Play with the movie controller, step through the frames. I think it’s wonderful how most of the frames are nearly unrecognizable, but in the moving aggregate it’s quite easy to see what the action is. More or less, anyway.
The above movie was rendered using a limited color palette and error diffusion. Error diffusion is one of the solutions to the problem: Given this image, and these colors, how can we best draw it? (Wikipedia says it’s a kind of halftoning.) Here are four examples.
The top left image has been drawn with just black and white. The algorithm starts on the top left pixel and says, Hmm, black is the closest color, but just a little bit off. It adds the “little bit off” to the next pixel, and, eventually, needs to draw a white pixel. But white is too white… so it’s back to black pixels for a while. And so on.
The other three images are derived from other available source colors, and variations such as damping or exaggerating the error amount, walking in different directions (up, down, left, right), and forcing minimum stripe sizes.

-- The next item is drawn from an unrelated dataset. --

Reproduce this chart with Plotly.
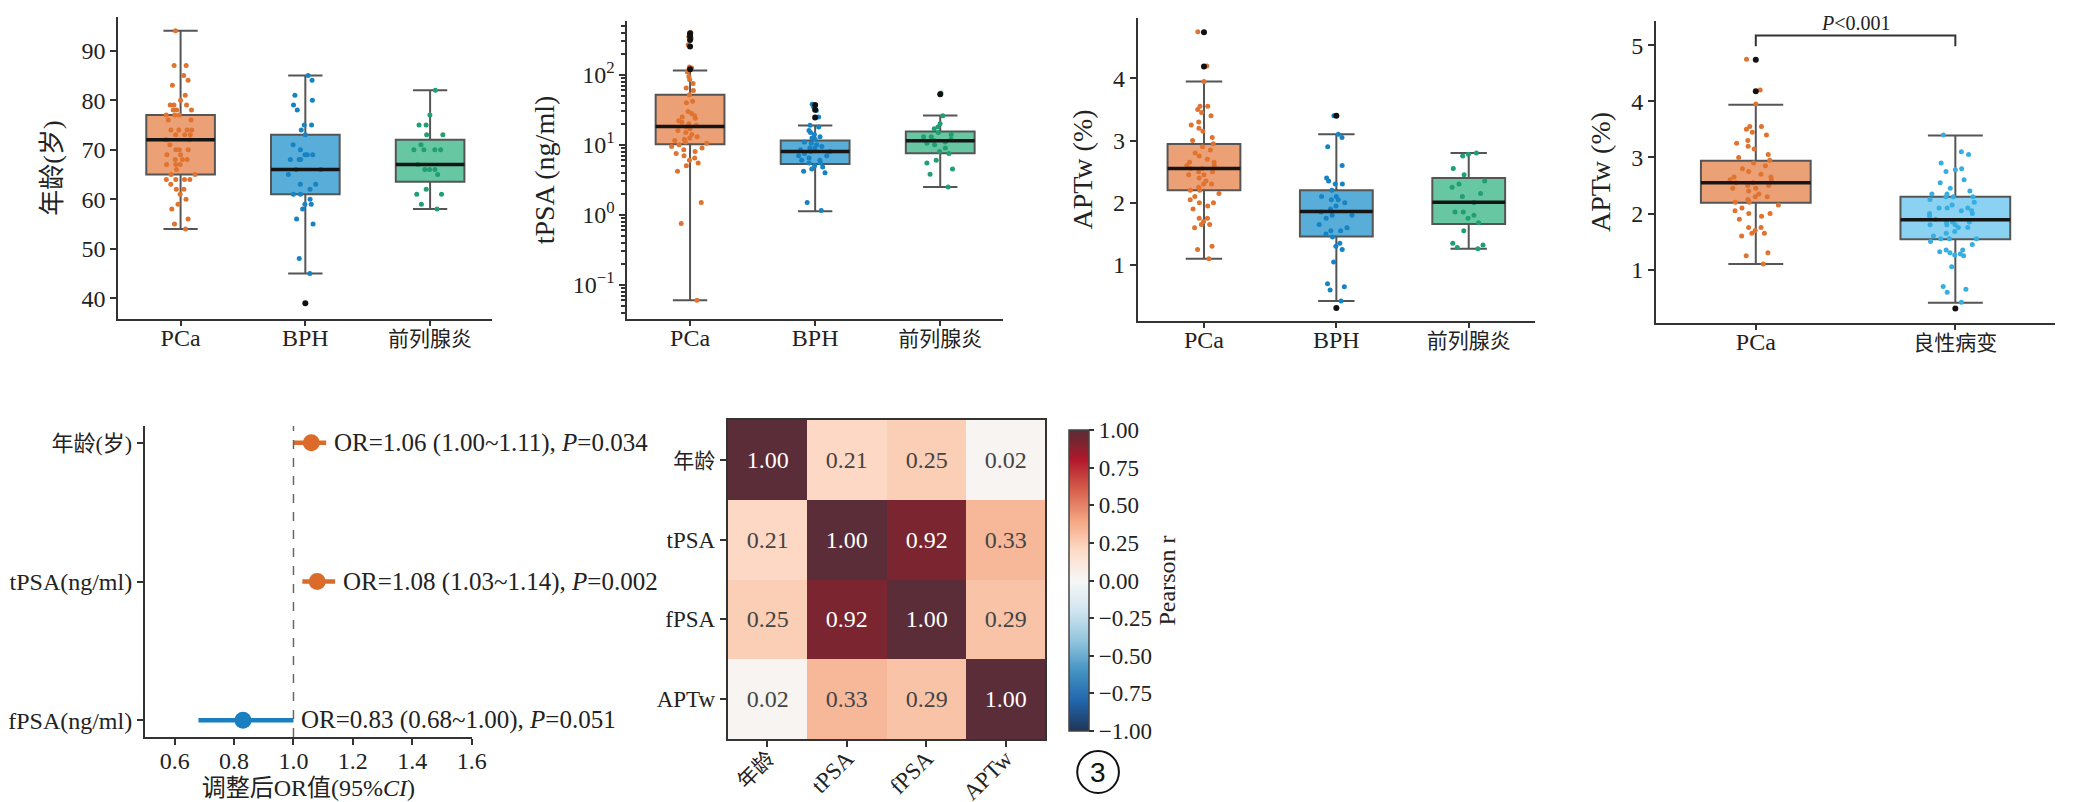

This is done with the omino diffusion filter, available in my free After Effects plugins. Download here. (I promise to soon post the universal binary version of these, for CS3! Just testing them now.)
The movie above was created by randomizing every single parameter. Fully random, no wiggle, no keyframes… new values every frame.
I suppose the original motivation for “error diffusion” was to strive towards image fidelity. Hmm. Aah. Joy.